What you are asked to do:
Retype word for word the first line of the listing and each line after it up to the line with "H1408 Q1414,699.5 1414,705.5", with the pictures taken out.

Source data:
>> START

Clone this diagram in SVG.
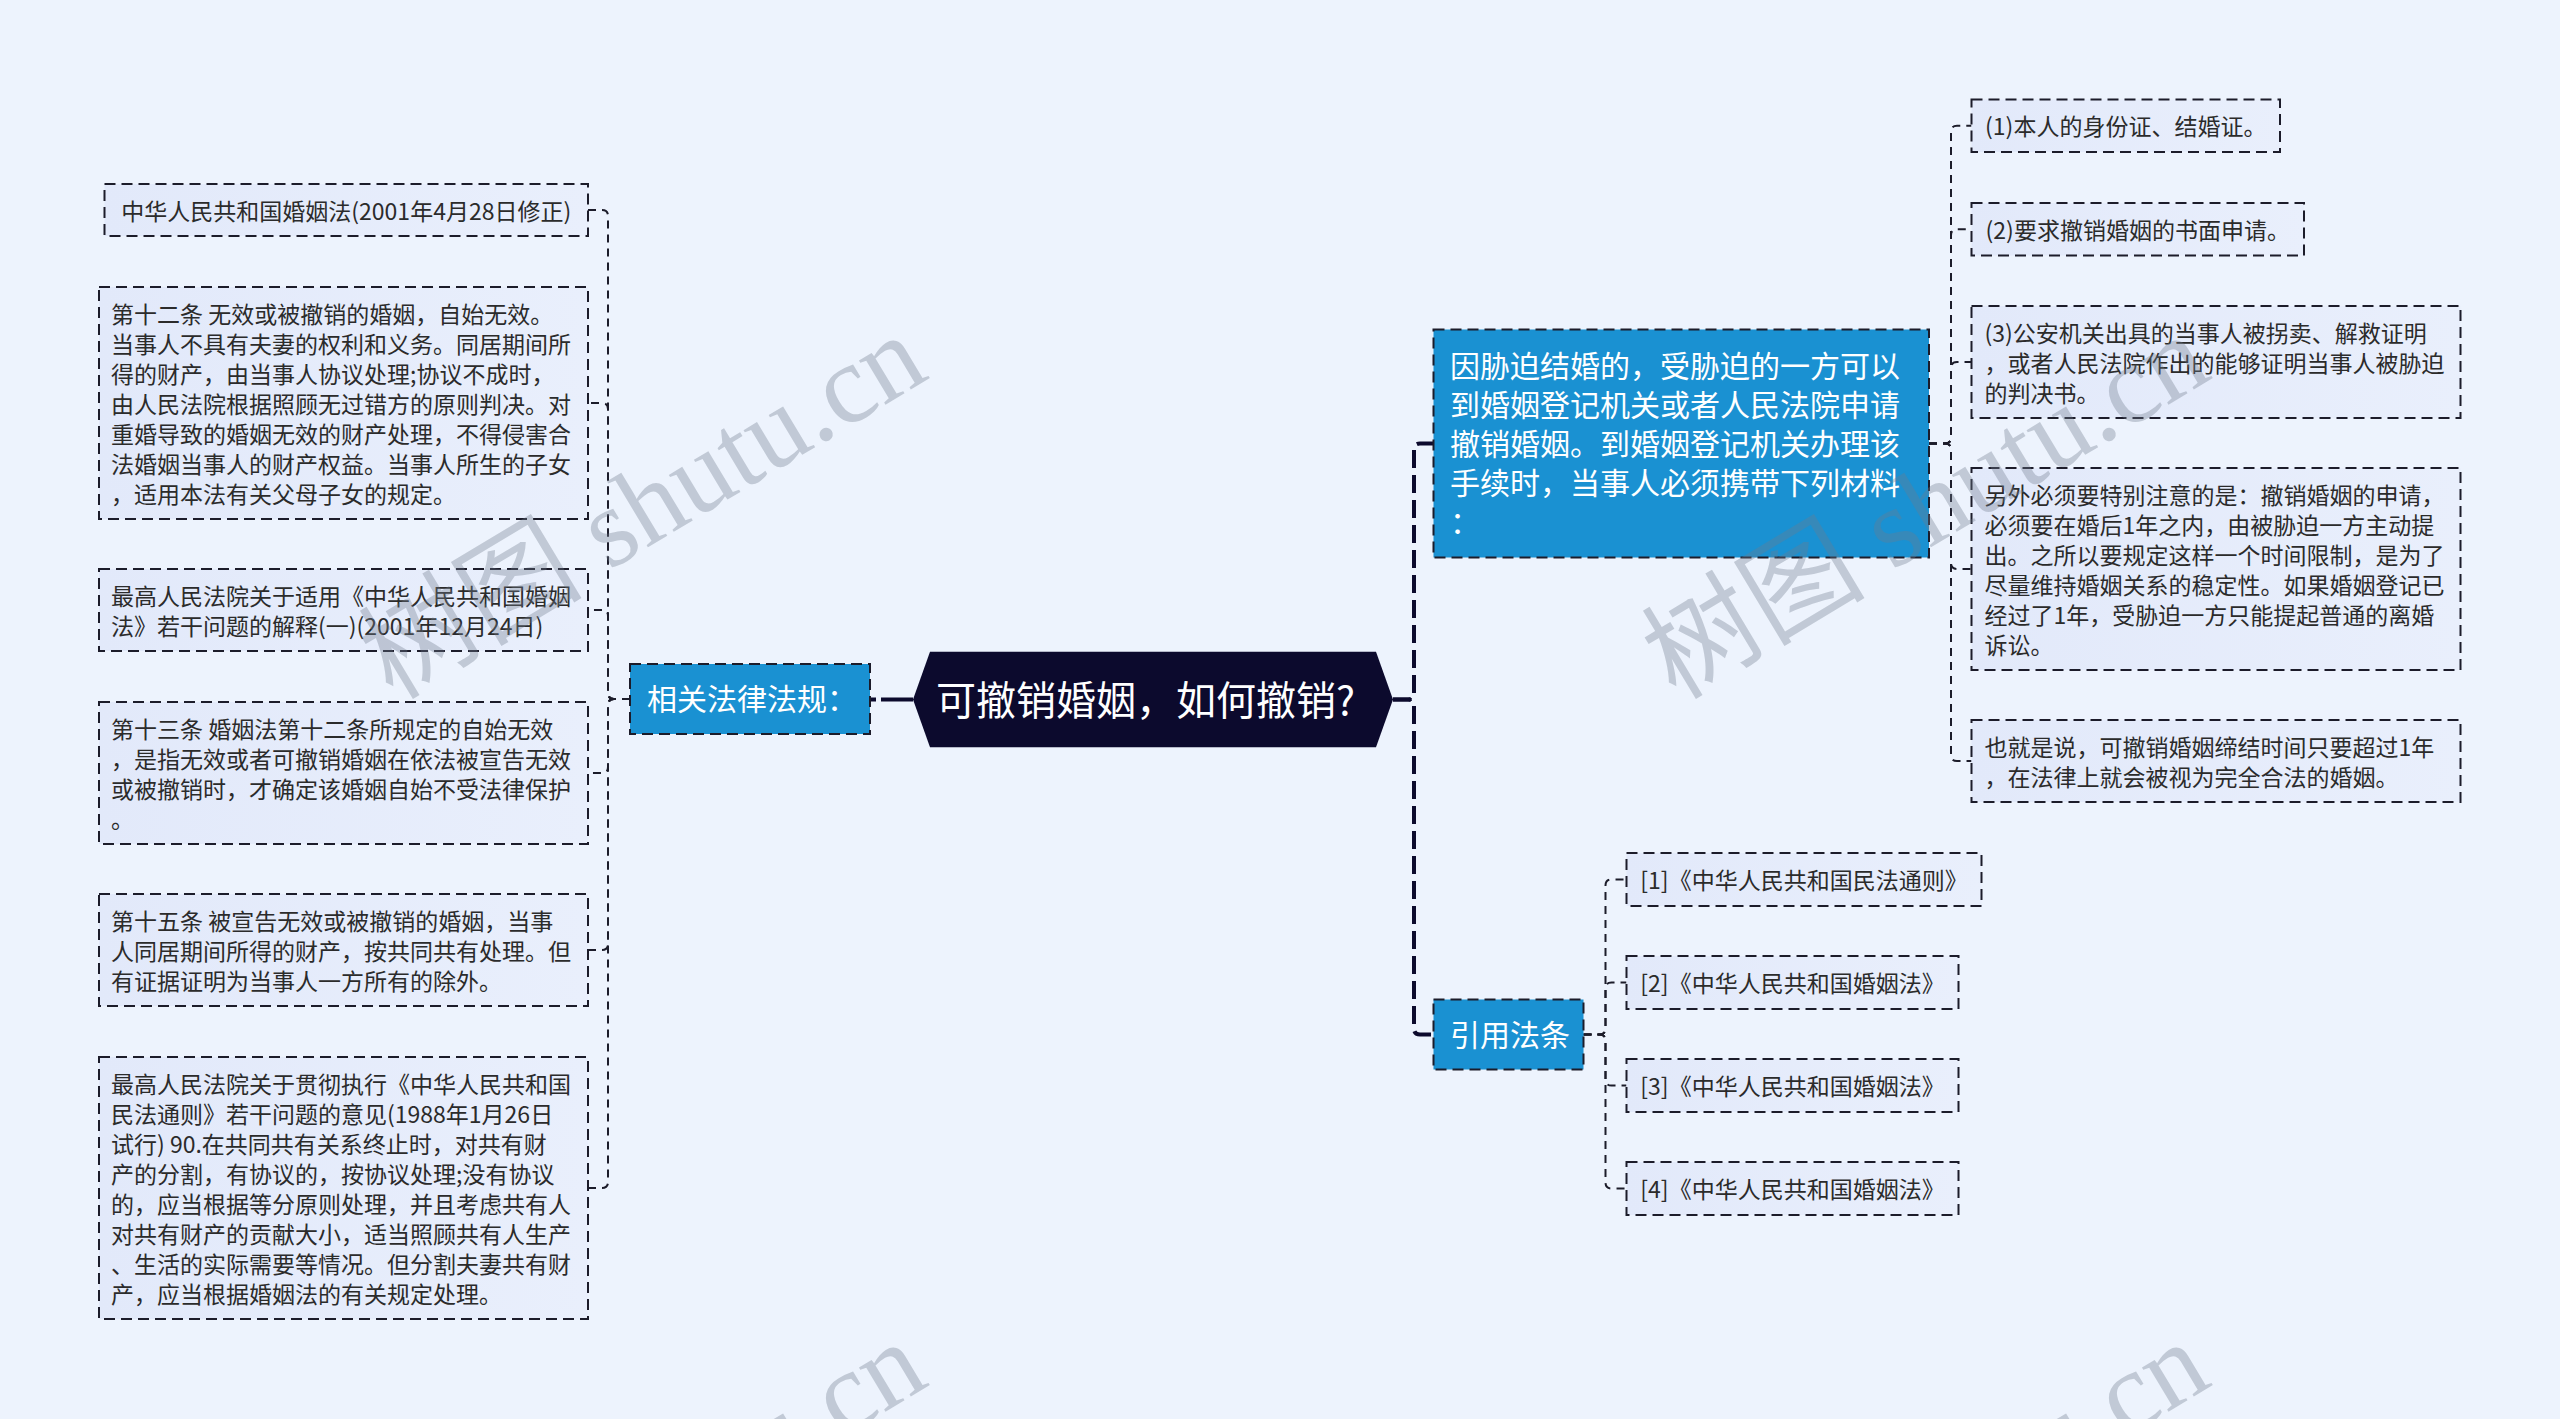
<svg xmlns="http://www.w3.org/2000/svg" width="2560" height="1419" viewBox="0 0 2560 1419">
<defs>
<linearGradient id="leafFill" x1="0" y1="0" x2="1" y2="0">
<stop offset="0" stop-color="#e2e9fa"/>
<stop offset="1" stop-color="#e9effc"/>
</linearGradient>
<style>
.bg{fill:#edf3fd}
.wm{font-family:"Liberation Serif","Noto Sans CJK SC",serif;font-size:112px;fill:#6f7a8c;fill-opacity:0.35}
.leaf{fill:url(#leafFill);stroke:#1c1c2a;stroke-width:2;stroke-dasharray:11 6}
.blue{fill:#1a91d2;stroke:#1c1c2a;stroke-width:2;stroke-dasharray:11 6}
.root{fill:#0c0a2d}
.lt{font-family:"Noto Sans CJK SC","Noto Sans",sans-serif;font-size:23px;fill:#2b2b2b}
.bt{font-family:"Noto Sans CJK SC","Noto Sans",sans-serif;font-size:30px;fill:#ffffff}
.rt{font-family:"Noto Sans CJK SC","Noto Sans",sans-serif;font-size:40px;fill:#ffffff}
.thin{fill:none;stroke:#1c1c2a;stroke-width:2;stroke-dasharray:8 6}
.thick{fill:none;stroke:#0c0a2d;stroke-width:4}
</style>
</defs>
<rect class="bg" x="0" y="0" width="2560" height="1419"/>

<g id="connectors">
<path class="thick" stroke-dasharray="32 5" d="M913,699.5 H870"/>
<path class="thick" stroke-dasharray="18 7" d="M1393,699.5 H1408 Q1414,699.5 1414,693.5 V449.5 Q1414,443.5 1420,443.5 H1433.5"/>
<path class="thick" stroke-dasharray="18 7" d="M1393,699.5 H1408 Q1414,699.5 1414,705.5 V1028.5 Q1414,1034.5 1420,1034.5 H1433.5"/>

<path class="thin" d="M630,699 H614 Q608,699 608,693 V216 Q608,210 602,210 H588"/>
<path class="thin" d="M630,699 H614 Q608,699 608,693 V409 Q608,403 602,403 H588"/>
<path class="thin" d="M630,699 H614 Q608,699 608,693 V616 Q608,610 602,610 H588"/>
<path class="thin" d="M630,699 H614 Q608,699 608,705 V767 Q608,773 602,773 H588"/>
<path class="thin" d="M630,699 H614 Q608,699 608,705 V944 Q608,950 602,950 H588"/>
<path class="thin" d="M630,699 H614 Q608,699 608,705 V1182 Q608,1188 602,1188 H588"/>

<path class="thin" d="M1929,443.5 H1945 Q1951,443.5 1951,437.5 V131.75 Q1951,125.75 1957,125.75 H1971.5"/>
<path class="thin" d="M1929,443.5 H1945 Q1951,443.5 1951,437.5 V235.25 Q1951,229.25 1957,229.25 H1971.5"/>
<path class="thin" d="M1929,443.5 H1945 Q1951,443.5 1951,437.5 V368 Q1951,362 1957,362 H1971.5"/>
<path class="thin" d="M1929,443.5 H1945 Q1951,443.5 1951,449.5 V563 Q1951,569 1957,569 H1971.5"/>
<path class="thin" d="M1929,443.5 H1945 Q1951,443.5 1951,449.5 V755 Q1951,761 1957,761 H1971.5"/>

<path class="thin" d="M1583.5,1034.5 H1599.5 Q1605.5,1034.5 1605.5,1028.5 V885.5 Q1605.5,879.5 1611.5,879.5 H1626.5"/>
<path class="thin" d="M1583.5,1034.5 H1599.5 Q1605.5,1034.5 1605.5,1028.5 V988.5 Q1605.5,982.5 1611.5,982.5 H1626.5"/>
<path class="thin" d="M1583.5,1034.5 H1599.5 Q1605.5,1034.5 1605.5,1040.5 V1079.5 Q1605.5,1085.5 1611.5,1085.5 H1626.5"/>
<path class="thin" d="M1583.5,1034.5 H1599.5 Q1605.5,1034.5 1605.5,1040.5 V1182.5 Q1605.5,1188.5 1611.5,1188.5 H1626.5"/>
</g>

<g id="root">
<polygon class="root" points="913,699.5 930,651.7 1376,651.7 1393,699.5 1376,747.3 930,747.3"/>
<text class="rt" x="936" y="714.7">可撤销婚姻，如何撤销?</text>
</g>

<g id="n-xiangguan">
<rect class="blue" x="630" y="664" width="240" height="70"/>
<text class="bt" x="647" y="710.4">相关法律法规：</text>
</g>

<g id="n-l1">
<rect class="leaf" x="104.5" y="184" width="483.5" height="52"/>
<text class="lt" x="346.25" y="219.5" text-anchor="middle">中华人民共和国婚姻法(2001年4月28日修正)</text>
</g>

<g id="n-l2">
<rect class="leaf" x="99" y="287" width="489" height="232"/>
<text class="lt">
<tspan x="111" y="322.5">第十二条 无效或被撤销的婚姻，自始无效。</tspan>
<tspan x="111" y="352.5">当事人不具有夫妻的权利和义务。同居期间所</tspan>
<tspan x="111" y="382.5">得的财产，由当事人协议处理;协议不成时，</tspan>
<tspan x="111" y="412.5">由人民法院根据照顾无过错方的原则判决。对</tspan>
<tspan x="111" y="442.5">重婚导致的婚姻无效的财产处理，不得侵害合</tspan>
<tspan x="111" y="472.5">法婚姻当事人的财产权益。当事人所生的子女</tspan>
<tspan x="111" y="502.5">，适用本法有关父母子女的规定。</tspan>
</text>
</g>

<g id="n-l3">
<rect class="leaf" x="99" y="569" width="489" height="82"/>
<text class="lt">
<tspan x="111" y="604.5">最高人民法院关于适用《中华人民共和国婚姻</tspan>
<tspan x="111" y="634.5">法》若干问题的解释(一)(2001年12月24日)</tspan>
</text>
</g>

<g id="n-l4">
<rect class="leaf" x="99" y="702" width="489" height="142"/>
<text class="lt">
<tspan x="111" y="737.5">第十三条 婚姻法第十二条所规定的自始无效</tspan>
<tspan x="111" y="767.5">，是指无效或者可撤销婚姻在依法被宣告无效</tspan>
<tspan x="111" y="797.5">或被撤销时，才确定该婚姻自始不受法律保护</tspan>
<tspan x="111" y="827.5">。</tspan>
</text>
</g>

<g id="n-l5">
<rect class="leaf" x="99" y="894" width="489" height="112"/>
<text class="lt">
<tspan x="111" y="929.5">第十五条 被宣告无效或被撤销的婚姻，当事</tspan>
<tspan x="111" y="959.5">人同居期间所得的财产，按共同共有处理。但</tspan>
<tspan x="111" y="989.5">有证据证明为当事人一方所有的除外。</tspan>
</text>
</g>

<g id="n-l6">
<rect class="leaf" x="99" y="1057" width="489" height="262"/>
<text class="lt">
<tspan x="111" y="1092.5">最高人民法院关于贯彻执行《中华人民共和国</tspan>
<tspan x="111" y="1122.5">民法通则》若干问题的意见(1988年1月26日</tspan>
<tspan x="111" y="1152.5">试行) 90.在共同共有关系终止时，对共有财</tspan>
<tspan x="111" y="1182.5">产的分割，有协议的，按协议处理;没有协议</tspan>
<tspan x="111" y="1212.5">的，应当根据等分原则处理，并且考虑共有人</tspan>
<tspan x="111" y="1242.5">对共有财产的贡献大小，适当照顾共有人生产</tspan>
<tspan x="111" y="1272.5">、生活的实际需要等情况。但分割夫妻共有财</tspan>
<tspan x="111" y="1302.5">产，应当根据婚姻法的有关规定处理。</tspan>
</text>
</g>

<g id="n-xiepo">
<rect class="blue" x="1433.5" y="329.5" width="495.5" height="228"/>
<text class="bt">
<tspan x="1450" y="376.9">因胁迫结婚的，受胁迫的一方可以</tspan>
<tspan x="1450" y="415.9">到婚姻登记机关或者人民法院申请</tspan>
<tspan x="1450" y="454.9">撤销婚姻。到婚姻登记机关办理该</tspan>
<tspan x="1450" y="493.9">手续时，当事人必须携带下列材料</tspan>
<tspan x="1450" y="532.9">：</tspan>
</text>
</g>

<g id="n-r1">
<rect class="leaf" x="1971.5" y="99.5" width="308.5" height="52.5"/>
<text class="lt" x="2125.75" y="135.25" text-anchor="middle">(1)本人的身份证、结婚证。</text>
</g>

<g id="n-r2">
<rect class="leaf" x="1971.5" y="203" width="332.5" height="52.5"/>
<text class="lt" x="2137.75" y="238.75" text-anchor="middle">(2)要求撤销婚姻的书面申请。</text>
</g>

<g id="n-r3">
<rect class="leaf" x="1971.5" y="306" width="489" height="112"/>
<text class="lt">
<tspan x="1984.5" y="341.5">(3)公安机关出具的当事人被拐卖、解救证明</tspan>
<tspan x="1984.5" y="371.5">，或者人民法院作出的能够证明当事人被胁迫</tspan>
<tspan x="1984.5" y="401.5">的判决书。</tspan>
</text>
</g>

<g id="n-r4">
<rect class="leaf" x="1971.5" y="468" width="489" height="202"/>
<text class="lt">
<tspan x="1984.5" y="503.5">另外必须要特别注意的是：撤销婚姻的申请，</tspan>
<tspan x="1984.5" y="533.5">必须要在婚后1年之内，由被胁迫一方主动提</tspan>
<tspan x="1984.5" y="563.5">出。之所以要规定这样一个时间限制，是为了</tspan>
<tspan x="1984.5" y="593.5">尽量维持婚姻关系的稳定性。如果婚姻登记已</tspan>
<tspan x="1984.5" y="623.5">经过了1年，受胁迫一方只能提起普通的离婚</tspan>
<tspan x="1984.5" y="653.5">诉讼。</tspan>
</text>
</g>

<g id="n-r5">
<rect class="leaf" x="1971.5" y="720" width="489" height="82"/>
<text class="lt">
<tspan x="1984.5" y="755.5">也就是说，可撤销婚姻缔结时间只要超过1年</tspan>
<tspan x="1984.5" y="785.5">，在法律上就会被视为完全合法的婚姻。</tspan>
</text>
</g>

<g id="n-yinyong">
<rect class="blue" x="1433.5" y="999.5" width="150" height="70"/>
<text class="bt" x="1450" y="1045.9">引用法条</text>
</g>

<g id="n-c1">
<rect class="leaf" x="1626.5" y="853" width="355" height="53"/>
<text class="lt" x="1804" y="889" text-anchor="middle">[1]《中华人民共和国民法通则》</text>
</g>
<g id="n-c2">
<rect class="leaf" x="1626.5" y="956" width="332" height="53"/>
<text class="lt" x="1792.5" y="992" text-anchor="middle">[2]《中华人民共和国婚姻法》</text>
</g>
<g id="n-c3">
<rect class="leaf" x="1626.5" y="1059" width="332" height="53"/>
<text class="lt" x="1792.5" y="1095" text-anchor="middle">[3]《中华人民共和国婚姻法》</text>
</g>
<g id="n-c4">
<rect class="leaf" x="1626.5" y="1162" width="332" height="53"/>
<text class="lt" x="1792.5" y="1198" text-anchor="middle">[4]《中华人民共和国婚姻法》</text>
</g>

<g id="watermarks">
<text class="wm" text-anchor="middle" transform="translate(662,539) rotate(-31)">树图 shutu.cn</text>
<text class="wm" text-anchor="middle" transform="translate(1945,539) rotate(-31)">树图 shutu.cn</text>
<text class="wm" text-anchor="middle" transform="translate(662,1546) rotate(-31)">树图 shutu.cn</text>
<text class="wm" text-anchor="middle" transform="translate(1945,1546) rotate(-31)">树图 shutu.cn</text>
</g>
</svg>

>> END

Result of the task:
Clone this diagram in SVG.
<svg xmlns="http://www.w3.org/2000/svg" width="2560" height="1419" viewBox="0 0 2560 1419">
<defs>
<linearGradient id="leafFill" x1="0" y1="0" x2="1" y2="0">
<stop offset="0" stop-color="#e2e9fa"/>
<stop offset="1" stop-color="#e9effc"/>
</linearGradient>
<style>
.bg{fill:#edf3fd}
.wm{font-family:"Liberation Serif","Noto Sans CJK SC",serif;font-size:112px;fill:#6f7a8c;fill-opacity:0.35}
.leaf{fill:url(#leafFill);stroke:#1c1c2a;stroke-width:2;stroke-dasharray:11 6}
.blue{fill:#1a91d2;stroke:#1c1c2a;stroke-width:2;stroke-dasharray:11 6}
.root{fill:#0c0a2d}
.lt{font-family:"Noto Sans CJK SC","Noto Sans",sans-serif;font-size:23px;fill:#2b2b2b}
.bt{font-family:"Noto Sans CJK SC","Noto Sans",sans-serif;font-size:30px;fill:#ffffff}
.rt{font-family:"Noto Sans CJK SC","Noto Sans",sans-serif;font-size:40px;fill:#ffffff}
.thin{fill:none;stroke:#1c1c2a;stroke-width:2;stroke-dasharray:8 6}
.thick{fill:none;stroke:#0c0a2d;stroke-width:4}
</style>
</defs>
<rect class="bg" x="0" y="0" width="2560" height="1419"/>

<g id="connectors">
<path class="thick" stroke-dasharray="32 5" d="M913,699.5 H870"/>
<path class="thick" stroke-dasharray="18 7" d="M1393,699.5 H1408 Q1414,699.5 1414,693.5 V449.5 Q1414,443.5 1420,443.5 H1433.5"/>
<path class="thick" stroke-dasharray="18 7" d="M1393,699.5 H1408 Q1414,699.5 1414,705.5 V1028.5 Q1414,1034.5 1420,1034.5 H1433.5"/>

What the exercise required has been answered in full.